Stated task: State how many lines contain "chart", and write nothing except that count.

Dataset:
%%

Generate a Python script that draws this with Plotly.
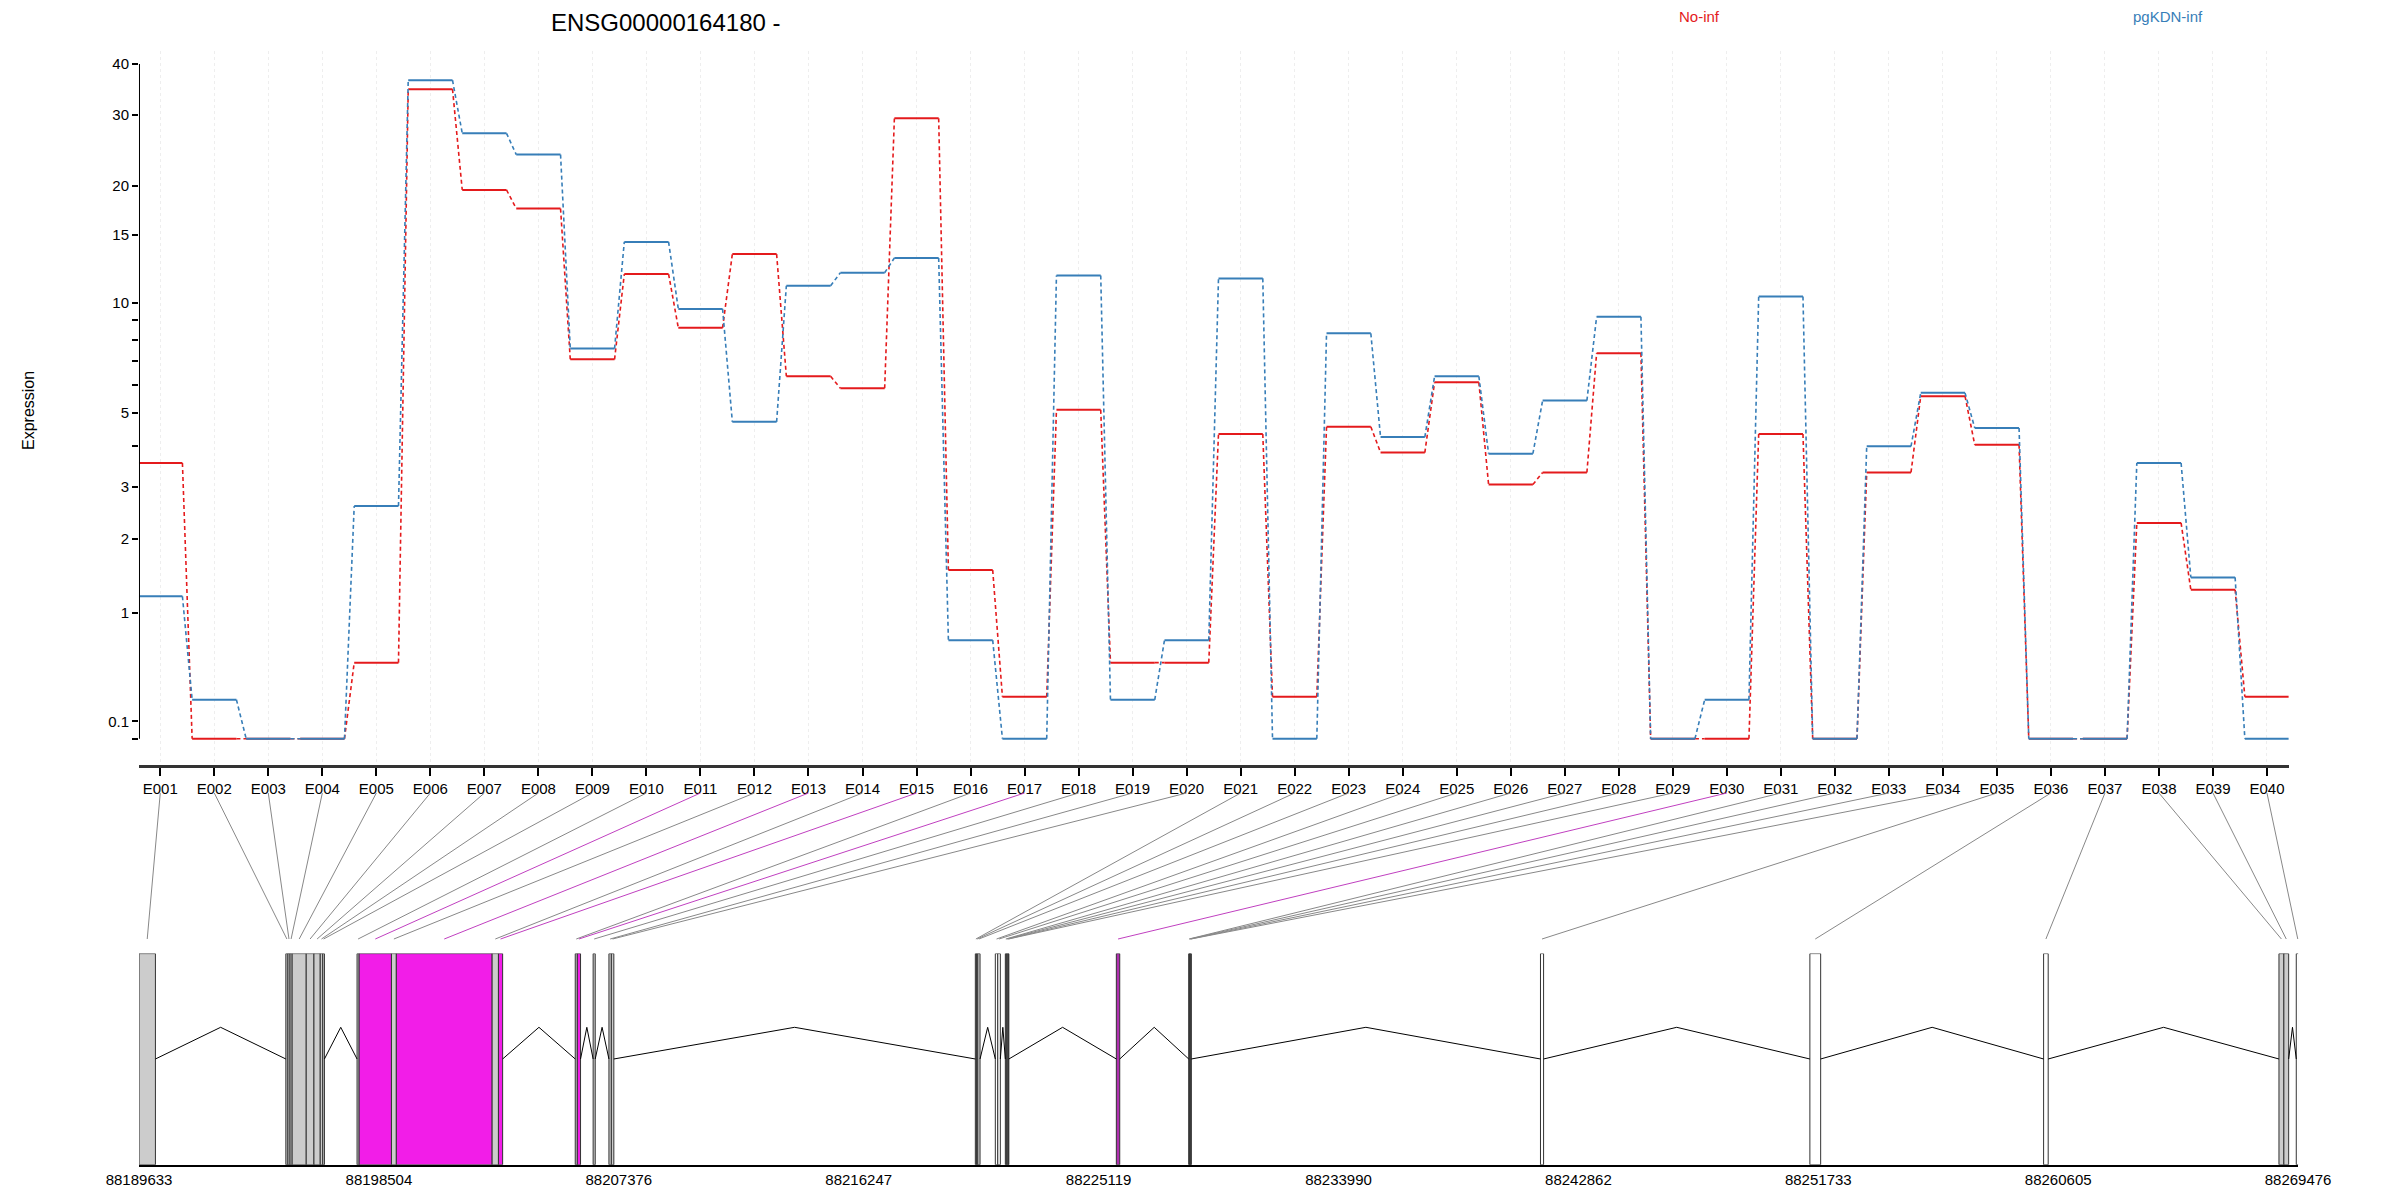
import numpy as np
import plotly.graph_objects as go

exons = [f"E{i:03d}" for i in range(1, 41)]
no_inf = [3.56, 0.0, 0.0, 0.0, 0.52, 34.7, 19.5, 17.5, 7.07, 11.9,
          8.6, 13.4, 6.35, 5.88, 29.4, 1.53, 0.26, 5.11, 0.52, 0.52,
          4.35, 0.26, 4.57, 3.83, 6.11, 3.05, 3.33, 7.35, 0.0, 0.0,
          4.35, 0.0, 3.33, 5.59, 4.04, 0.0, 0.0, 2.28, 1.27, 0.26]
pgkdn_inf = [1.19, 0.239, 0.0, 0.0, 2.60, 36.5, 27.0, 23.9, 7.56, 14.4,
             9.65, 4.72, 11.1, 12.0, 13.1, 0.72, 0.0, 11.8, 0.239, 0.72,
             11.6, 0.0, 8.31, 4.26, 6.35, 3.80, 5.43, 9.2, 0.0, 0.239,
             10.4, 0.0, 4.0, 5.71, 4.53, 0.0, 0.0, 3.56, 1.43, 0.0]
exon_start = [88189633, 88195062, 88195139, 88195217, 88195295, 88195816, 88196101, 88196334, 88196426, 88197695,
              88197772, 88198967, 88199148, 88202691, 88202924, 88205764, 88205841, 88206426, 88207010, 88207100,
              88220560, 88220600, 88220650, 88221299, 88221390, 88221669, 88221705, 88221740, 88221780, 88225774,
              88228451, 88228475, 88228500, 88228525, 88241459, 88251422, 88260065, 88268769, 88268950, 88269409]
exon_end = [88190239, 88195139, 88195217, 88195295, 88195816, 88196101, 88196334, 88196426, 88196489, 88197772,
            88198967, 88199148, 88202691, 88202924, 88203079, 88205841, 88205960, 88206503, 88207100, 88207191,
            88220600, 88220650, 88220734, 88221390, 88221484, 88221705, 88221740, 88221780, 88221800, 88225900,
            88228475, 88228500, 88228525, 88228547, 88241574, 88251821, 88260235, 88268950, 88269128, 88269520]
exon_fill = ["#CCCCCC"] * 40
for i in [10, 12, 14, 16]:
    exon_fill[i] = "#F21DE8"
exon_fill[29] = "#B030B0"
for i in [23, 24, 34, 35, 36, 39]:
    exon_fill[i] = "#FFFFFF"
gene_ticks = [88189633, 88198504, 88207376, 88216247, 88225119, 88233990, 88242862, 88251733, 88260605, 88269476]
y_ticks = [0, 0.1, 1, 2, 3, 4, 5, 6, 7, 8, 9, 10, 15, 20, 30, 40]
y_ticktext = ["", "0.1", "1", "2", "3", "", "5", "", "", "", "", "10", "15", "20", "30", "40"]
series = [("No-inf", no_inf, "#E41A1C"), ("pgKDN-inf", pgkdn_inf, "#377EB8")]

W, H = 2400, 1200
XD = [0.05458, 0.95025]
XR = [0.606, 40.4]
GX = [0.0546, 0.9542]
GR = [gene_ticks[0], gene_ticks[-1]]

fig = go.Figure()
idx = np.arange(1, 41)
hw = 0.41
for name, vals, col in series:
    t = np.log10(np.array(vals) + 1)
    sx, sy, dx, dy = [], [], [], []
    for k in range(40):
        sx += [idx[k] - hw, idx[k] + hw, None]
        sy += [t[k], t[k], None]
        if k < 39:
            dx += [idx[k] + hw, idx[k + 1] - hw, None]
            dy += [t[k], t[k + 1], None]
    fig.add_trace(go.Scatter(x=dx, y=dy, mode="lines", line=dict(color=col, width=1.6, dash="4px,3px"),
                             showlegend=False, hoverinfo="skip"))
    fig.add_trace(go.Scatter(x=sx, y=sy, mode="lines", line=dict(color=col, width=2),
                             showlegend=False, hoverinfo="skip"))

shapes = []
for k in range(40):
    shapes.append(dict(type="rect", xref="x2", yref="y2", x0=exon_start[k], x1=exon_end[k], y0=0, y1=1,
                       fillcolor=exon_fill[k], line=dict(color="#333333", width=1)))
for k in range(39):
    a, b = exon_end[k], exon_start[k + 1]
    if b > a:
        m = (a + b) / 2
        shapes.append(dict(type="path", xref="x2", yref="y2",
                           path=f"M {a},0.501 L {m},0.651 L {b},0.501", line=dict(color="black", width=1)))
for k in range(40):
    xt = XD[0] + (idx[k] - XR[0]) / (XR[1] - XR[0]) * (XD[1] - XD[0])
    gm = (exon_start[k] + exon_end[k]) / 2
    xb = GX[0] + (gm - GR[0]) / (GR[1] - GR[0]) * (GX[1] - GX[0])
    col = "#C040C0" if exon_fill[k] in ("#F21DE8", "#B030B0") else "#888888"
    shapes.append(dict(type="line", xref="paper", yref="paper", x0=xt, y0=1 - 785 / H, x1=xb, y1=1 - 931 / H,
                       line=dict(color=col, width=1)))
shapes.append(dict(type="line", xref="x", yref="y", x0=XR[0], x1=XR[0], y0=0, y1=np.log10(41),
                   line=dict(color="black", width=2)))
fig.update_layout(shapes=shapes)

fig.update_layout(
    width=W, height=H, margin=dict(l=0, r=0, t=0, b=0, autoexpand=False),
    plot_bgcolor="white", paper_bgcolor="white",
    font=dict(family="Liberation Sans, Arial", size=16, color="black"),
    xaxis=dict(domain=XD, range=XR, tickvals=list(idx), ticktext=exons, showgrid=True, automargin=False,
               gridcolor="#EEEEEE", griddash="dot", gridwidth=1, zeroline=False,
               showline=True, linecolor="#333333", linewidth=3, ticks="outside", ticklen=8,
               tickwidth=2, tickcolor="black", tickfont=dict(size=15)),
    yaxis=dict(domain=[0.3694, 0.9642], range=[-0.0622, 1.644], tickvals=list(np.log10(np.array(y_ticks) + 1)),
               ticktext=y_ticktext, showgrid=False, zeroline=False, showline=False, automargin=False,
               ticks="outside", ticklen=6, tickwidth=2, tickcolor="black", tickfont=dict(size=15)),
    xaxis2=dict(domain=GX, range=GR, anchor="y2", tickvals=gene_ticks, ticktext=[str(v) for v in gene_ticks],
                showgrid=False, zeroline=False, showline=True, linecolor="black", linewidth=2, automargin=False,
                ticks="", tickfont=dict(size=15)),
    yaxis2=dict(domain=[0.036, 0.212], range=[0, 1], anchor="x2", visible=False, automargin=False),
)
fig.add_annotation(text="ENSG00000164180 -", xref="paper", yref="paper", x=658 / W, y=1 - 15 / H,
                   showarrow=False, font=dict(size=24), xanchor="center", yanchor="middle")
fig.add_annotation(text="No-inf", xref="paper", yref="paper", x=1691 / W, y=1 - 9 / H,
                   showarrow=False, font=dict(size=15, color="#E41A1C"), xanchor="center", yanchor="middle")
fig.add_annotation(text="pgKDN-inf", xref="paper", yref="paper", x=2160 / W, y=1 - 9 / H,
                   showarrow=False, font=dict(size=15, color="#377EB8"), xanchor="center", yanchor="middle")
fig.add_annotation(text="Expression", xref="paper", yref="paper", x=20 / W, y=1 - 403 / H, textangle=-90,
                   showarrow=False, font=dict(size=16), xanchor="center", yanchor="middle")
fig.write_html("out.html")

%%
%%

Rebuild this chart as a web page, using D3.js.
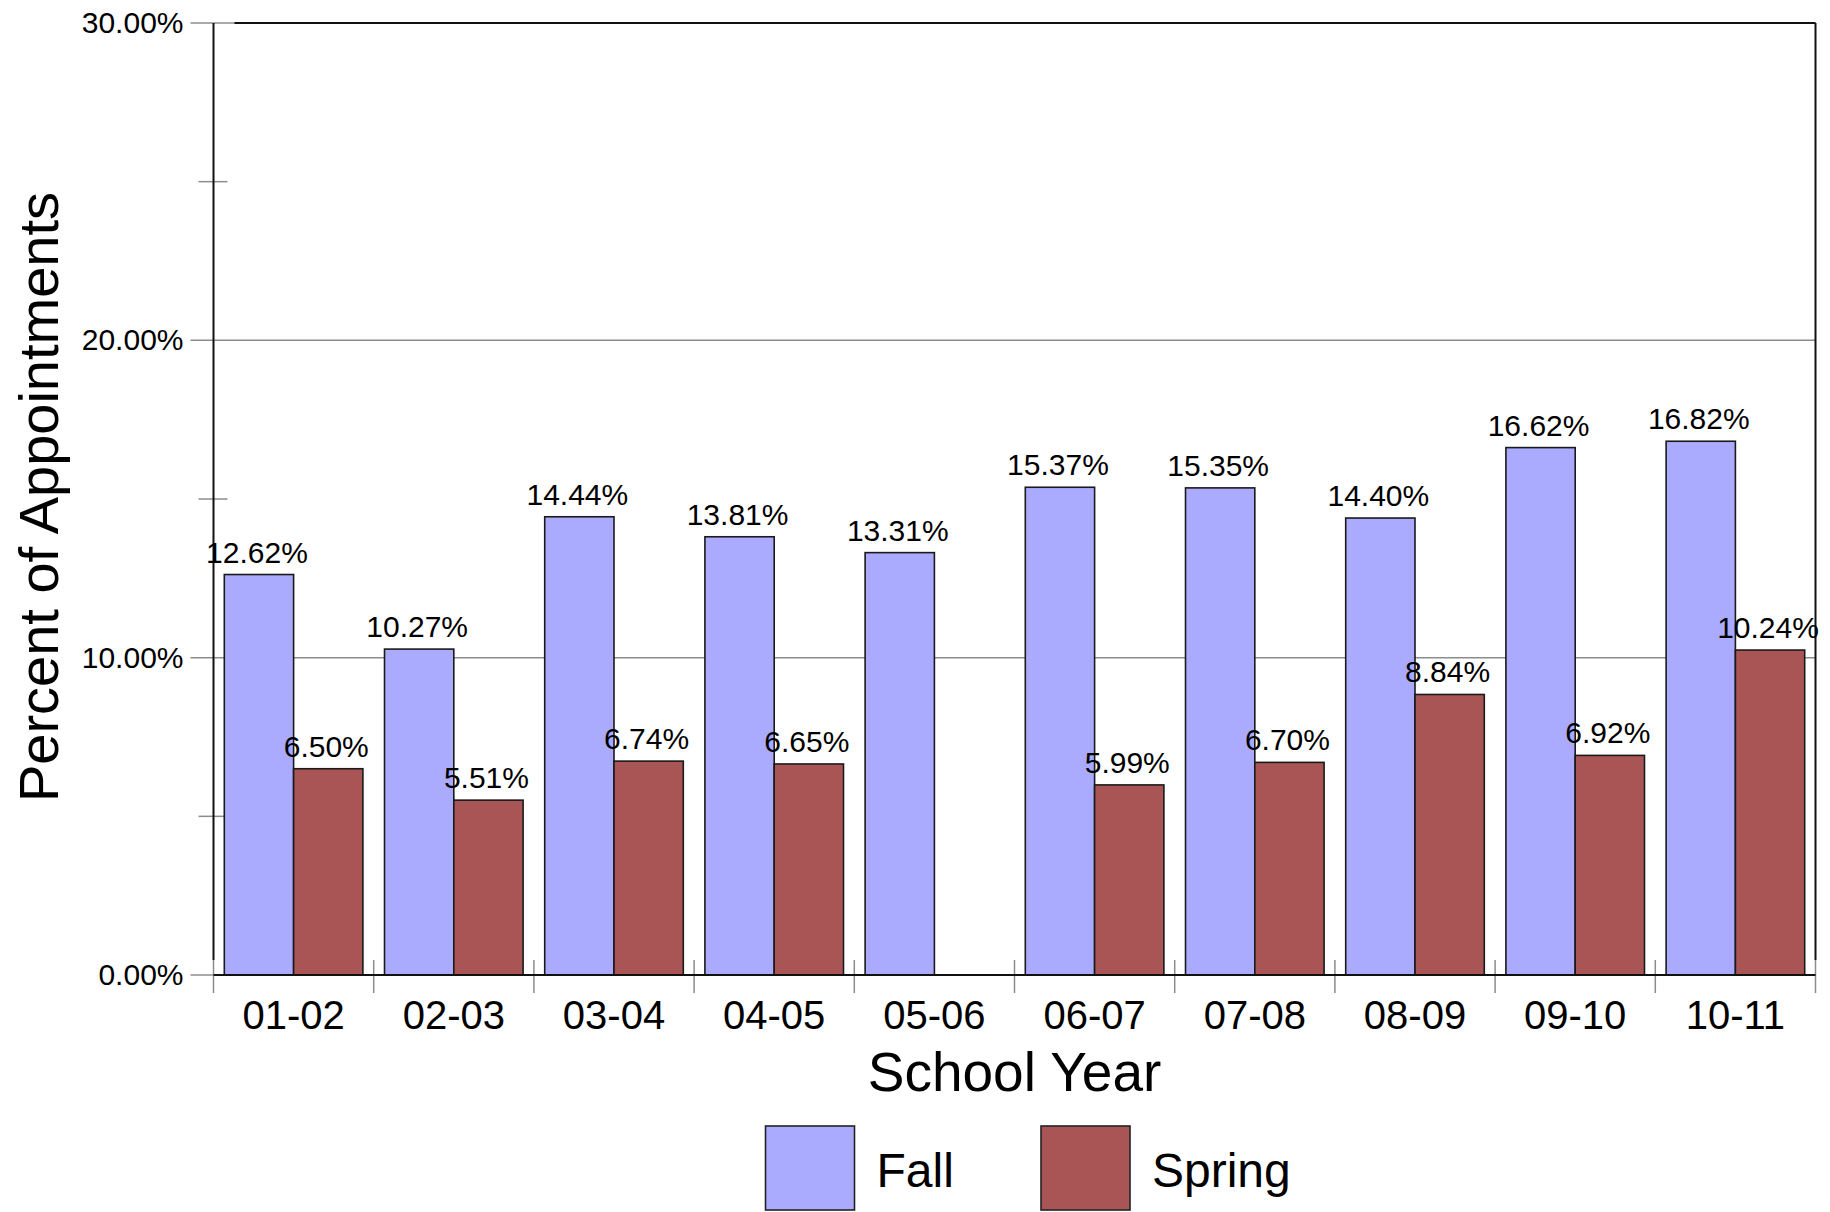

%%
%%

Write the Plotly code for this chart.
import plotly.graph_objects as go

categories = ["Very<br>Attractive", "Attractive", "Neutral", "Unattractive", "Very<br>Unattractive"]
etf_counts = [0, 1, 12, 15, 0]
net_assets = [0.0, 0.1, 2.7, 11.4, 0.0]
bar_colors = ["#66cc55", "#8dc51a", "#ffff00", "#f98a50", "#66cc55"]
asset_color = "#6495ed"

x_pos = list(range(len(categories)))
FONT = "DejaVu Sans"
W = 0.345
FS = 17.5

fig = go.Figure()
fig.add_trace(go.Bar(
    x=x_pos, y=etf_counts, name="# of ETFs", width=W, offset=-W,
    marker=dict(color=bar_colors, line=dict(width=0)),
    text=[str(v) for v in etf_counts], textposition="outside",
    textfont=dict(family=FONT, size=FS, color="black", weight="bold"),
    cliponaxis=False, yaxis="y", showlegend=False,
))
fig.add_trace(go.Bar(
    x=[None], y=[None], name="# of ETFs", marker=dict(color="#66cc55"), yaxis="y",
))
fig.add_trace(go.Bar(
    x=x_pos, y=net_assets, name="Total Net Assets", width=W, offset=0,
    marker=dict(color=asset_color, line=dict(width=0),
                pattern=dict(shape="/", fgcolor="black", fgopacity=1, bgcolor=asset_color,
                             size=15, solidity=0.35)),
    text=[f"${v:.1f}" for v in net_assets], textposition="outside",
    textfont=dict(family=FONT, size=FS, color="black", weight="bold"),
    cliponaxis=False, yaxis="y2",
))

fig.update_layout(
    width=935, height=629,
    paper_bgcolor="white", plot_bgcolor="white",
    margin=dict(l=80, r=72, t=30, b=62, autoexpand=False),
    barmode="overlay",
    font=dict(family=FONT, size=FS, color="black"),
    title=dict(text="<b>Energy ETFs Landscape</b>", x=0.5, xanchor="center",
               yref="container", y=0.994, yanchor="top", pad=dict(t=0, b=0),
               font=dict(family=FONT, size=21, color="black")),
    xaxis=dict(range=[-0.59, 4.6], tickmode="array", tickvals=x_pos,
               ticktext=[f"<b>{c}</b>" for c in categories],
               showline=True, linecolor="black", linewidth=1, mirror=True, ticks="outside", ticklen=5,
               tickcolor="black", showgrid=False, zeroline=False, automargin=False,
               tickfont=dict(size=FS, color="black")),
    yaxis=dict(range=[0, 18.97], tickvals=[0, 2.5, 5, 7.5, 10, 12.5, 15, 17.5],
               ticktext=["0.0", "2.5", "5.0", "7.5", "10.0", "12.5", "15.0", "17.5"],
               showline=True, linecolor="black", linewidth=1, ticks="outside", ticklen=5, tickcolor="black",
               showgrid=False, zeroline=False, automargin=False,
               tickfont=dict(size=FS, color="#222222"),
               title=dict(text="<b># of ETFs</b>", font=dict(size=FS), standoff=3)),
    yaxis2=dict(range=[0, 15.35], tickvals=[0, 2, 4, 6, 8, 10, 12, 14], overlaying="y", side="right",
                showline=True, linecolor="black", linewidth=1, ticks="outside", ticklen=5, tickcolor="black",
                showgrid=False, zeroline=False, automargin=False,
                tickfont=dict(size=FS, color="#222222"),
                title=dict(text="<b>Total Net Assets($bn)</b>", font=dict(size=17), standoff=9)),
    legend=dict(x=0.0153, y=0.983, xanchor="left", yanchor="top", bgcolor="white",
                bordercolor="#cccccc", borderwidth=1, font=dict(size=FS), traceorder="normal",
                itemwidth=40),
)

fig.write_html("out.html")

%%

Reply to the exercise: 2